• [Given exercise] Take the material below and extract the lines from the one with "Write the Plotly code for this chart." through the one with "55, 70, 85]", word for word, without pictures.

## start Excerpted data

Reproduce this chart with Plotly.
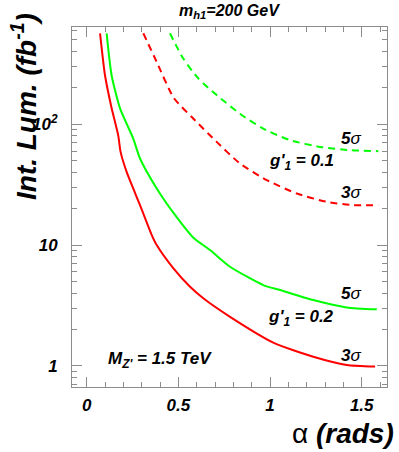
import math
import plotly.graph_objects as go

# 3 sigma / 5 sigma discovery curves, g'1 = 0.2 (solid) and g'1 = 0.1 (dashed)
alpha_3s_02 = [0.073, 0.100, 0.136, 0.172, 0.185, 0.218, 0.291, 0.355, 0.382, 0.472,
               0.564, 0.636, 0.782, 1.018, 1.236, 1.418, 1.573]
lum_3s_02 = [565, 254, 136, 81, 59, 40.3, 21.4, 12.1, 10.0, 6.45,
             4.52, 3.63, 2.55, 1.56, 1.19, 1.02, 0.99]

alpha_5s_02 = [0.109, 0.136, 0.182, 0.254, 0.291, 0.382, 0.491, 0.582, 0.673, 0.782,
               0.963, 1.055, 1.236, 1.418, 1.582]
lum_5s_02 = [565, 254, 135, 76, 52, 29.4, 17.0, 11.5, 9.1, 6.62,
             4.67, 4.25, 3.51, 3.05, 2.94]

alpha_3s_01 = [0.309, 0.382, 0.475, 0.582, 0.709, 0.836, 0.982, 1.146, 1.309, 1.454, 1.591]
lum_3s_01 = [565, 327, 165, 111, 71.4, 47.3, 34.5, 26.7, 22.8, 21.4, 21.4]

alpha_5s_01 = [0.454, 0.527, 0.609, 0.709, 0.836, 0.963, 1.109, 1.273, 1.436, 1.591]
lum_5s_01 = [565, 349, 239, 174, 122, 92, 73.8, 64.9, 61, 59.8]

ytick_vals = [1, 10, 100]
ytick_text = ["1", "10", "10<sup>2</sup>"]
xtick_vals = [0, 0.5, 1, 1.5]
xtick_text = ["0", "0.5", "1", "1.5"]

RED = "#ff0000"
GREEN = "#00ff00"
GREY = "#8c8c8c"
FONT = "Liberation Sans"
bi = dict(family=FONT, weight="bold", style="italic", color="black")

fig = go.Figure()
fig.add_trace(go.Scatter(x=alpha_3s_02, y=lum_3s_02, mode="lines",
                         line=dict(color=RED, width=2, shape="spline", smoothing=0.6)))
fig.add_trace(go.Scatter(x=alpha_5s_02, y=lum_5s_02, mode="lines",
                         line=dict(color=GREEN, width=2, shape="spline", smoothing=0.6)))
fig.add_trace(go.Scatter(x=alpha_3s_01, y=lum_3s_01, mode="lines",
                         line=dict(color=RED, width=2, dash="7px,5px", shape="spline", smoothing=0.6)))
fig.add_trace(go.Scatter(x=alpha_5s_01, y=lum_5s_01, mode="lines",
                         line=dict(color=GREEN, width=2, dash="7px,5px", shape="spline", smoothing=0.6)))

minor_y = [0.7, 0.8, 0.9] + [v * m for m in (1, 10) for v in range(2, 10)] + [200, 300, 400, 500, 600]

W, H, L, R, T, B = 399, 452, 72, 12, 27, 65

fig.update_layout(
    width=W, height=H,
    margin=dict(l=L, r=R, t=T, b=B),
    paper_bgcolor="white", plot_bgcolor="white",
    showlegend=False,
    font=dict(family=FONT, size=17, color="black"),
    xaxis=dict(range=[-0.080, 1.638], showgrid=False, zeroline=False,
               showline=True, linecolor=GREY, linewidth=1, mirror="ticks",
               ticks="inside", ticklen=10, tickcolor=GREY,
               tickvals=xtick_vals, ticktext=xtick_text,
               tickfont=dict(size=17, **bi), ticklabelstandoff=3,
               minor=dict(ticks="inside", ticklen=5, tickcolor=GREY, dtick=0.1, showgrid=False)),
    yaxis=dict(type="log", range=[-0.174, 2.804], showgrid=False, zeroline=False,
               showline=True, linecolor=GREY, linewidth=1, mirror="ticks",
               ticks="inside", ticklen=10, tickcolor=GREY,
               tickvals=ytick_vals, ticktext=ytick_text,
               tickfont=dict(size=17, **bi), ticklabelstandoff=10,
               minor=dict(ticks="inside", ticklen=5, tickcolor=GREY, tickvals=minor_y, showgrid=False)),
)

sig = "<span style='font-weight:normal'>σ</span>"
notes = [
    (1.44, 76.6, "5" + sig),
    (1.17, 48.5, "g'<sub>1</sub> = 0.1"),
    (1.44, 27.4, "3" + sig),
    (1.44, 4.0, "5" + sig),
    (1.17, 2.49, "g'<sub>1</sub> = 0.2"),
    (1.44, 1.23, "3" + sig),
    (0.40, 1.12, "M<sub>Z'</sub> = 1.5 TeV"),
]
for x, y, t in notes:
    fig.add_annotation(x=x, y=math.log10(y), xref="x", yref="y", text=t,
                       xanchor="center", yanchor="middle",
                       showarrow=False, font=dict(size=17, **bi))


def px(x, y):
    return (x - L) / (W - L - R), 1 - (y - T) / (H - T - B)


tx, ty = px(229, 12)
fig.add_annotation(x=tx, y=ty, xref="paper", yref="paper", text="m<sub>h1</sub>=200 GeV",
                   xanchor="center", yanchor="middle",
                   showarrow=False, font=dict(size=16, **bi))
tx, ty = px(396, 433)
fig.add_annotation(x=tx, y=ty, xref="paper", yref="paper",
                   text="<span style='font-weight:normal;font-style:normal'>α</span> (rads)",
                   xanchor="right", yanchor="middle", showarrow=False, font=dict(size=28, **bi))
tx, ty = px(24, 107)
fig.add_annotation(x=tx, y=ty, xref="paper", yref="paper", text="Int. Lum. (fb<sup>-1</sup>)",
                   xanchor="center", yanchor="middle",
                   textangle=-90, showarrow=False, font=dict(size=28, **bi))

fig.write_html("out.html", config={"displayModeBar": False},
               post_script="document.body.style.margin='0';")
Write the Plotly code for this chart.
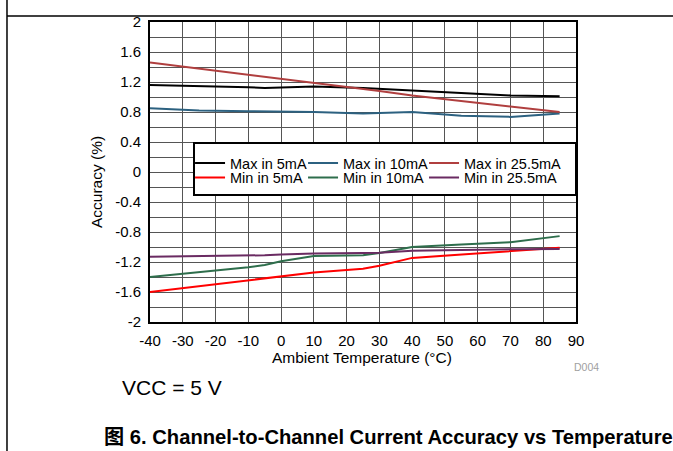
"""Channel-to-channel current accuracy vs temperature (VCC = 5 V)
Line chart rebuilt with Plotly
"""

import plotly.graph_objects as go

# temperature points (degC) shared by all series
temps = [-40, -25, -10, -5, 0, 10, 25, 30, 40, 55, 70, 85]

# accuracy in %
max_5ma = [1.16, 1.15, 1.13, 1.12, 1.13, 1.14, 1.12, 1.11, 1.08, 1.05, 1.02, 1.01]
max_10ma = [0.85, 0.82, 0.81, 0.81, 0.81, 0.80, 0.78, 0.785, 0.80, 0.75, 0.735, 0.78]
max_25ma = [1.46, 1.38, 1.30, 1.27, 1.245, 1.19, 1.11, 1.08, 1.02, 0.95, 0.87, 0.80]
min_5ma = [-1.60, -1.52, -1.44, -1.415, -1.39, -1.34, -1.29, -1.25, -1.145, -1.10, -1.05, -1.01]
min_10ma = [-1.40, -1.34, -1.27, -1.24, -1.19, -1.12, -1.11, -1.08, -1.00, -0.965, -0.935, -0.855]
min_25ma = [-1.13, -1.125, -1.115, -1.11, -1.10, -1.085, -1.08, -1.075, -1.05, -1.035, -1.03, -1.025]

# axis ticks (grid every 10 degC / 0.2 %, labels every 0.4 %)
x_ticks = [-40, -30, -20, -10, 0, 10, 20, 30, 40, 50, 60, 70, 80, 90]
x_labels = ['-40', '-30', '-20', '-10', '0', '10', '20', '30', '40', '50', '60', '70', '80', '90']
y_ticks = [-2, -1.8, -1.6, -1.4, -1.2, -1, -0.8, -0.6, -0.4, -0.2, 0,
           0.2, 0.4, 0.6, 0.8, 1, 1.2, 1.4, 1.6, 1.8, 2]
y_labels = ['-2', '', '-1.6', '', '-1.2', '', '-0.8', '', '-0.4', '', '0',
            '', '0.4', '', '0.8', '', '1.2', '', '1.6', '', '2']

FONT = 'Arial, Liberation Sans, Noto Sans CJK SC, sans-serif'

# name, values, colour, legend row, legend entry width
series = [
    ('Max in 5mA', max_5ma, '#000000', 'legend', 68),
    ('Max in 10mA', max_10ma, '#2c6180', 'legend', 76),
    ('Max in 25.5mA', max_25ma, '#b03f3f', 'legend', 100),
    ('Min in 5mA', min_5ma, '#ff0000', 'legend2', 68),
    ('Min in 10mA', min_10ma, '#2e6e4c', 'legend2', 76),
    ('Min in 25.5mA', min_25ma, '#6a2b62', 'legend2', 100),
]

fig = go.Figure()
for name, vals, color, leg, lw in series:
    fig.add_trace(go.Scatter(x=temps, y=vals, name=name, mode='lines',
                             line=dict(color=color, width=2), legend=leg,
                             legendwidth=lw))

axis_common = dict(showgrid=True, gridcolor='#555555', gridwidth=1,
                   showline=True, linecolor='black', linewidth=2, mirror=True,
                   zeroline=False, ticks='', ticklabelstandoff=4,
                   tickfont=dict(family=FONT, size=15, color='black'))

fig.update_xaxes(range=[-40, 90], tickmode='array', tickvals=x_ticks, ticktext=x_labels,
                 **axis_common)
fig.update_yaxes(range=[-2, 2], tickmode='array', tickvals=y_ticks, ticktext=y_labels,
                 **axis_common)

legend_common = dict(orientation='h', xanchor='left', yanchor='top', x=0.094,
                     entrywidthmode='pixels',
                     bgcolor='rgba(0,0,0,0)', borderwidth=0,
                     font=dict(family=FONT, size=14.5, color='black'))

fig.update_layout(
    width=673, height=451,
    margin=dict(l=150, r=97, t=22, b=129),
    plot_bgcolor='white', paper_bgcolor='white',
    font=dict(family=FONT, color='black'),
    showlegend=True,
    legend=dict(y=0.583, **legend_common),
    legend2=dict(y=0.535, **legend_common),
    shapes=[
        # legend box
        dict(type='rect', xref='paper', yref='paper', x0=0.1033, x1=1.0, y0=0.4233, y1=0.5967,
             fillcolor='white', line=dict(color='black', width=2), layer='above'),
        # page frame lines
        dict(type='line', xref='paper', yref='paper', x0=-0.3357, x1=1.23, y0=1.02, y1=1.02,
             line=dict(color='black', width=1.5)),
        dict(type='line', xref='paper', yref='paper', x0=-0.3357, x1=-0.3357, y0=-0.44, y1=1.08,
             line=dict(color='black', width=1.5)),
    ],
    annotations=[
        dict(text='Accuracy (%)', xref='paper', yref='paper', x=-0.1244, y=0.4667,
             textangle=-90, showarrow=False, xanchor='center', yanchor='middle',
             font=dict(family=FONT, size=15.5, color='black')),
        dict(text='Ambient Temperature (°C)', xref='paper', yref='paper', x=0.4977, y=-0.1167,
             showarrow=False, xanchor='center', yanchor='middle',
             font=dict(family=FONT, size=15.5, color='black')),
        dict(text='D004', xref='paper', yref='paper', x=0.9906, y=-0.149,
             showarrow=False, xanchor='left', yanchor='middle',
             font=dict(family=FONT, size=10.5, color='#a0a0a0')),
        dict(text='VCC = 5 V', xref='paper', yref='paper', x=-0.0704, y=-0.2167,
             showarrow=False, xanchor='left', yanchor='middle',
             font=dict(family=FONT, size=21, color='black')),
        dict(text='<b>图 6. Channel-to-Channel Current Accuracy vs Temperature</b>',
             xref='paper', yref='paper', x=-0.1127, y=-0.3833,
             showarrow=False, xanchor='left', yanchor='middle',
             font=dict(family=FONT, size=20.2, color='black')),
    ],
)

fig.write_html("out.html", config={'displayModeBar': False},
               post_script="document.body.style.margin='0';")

## end Excerpted data

• [Correct result]
Write the Plotly code for this chart.
"""Channel-to-channel current accuracy vs temperature (VCC = 5 V)
Line chart rebuilt with Plotly
"""

import plotly.graph_objects as go

# temperature points (degC) shared by all series
temps = [-40, -25, -10, -5, 0, 10, 25, 30, 40, 55, 70, 85]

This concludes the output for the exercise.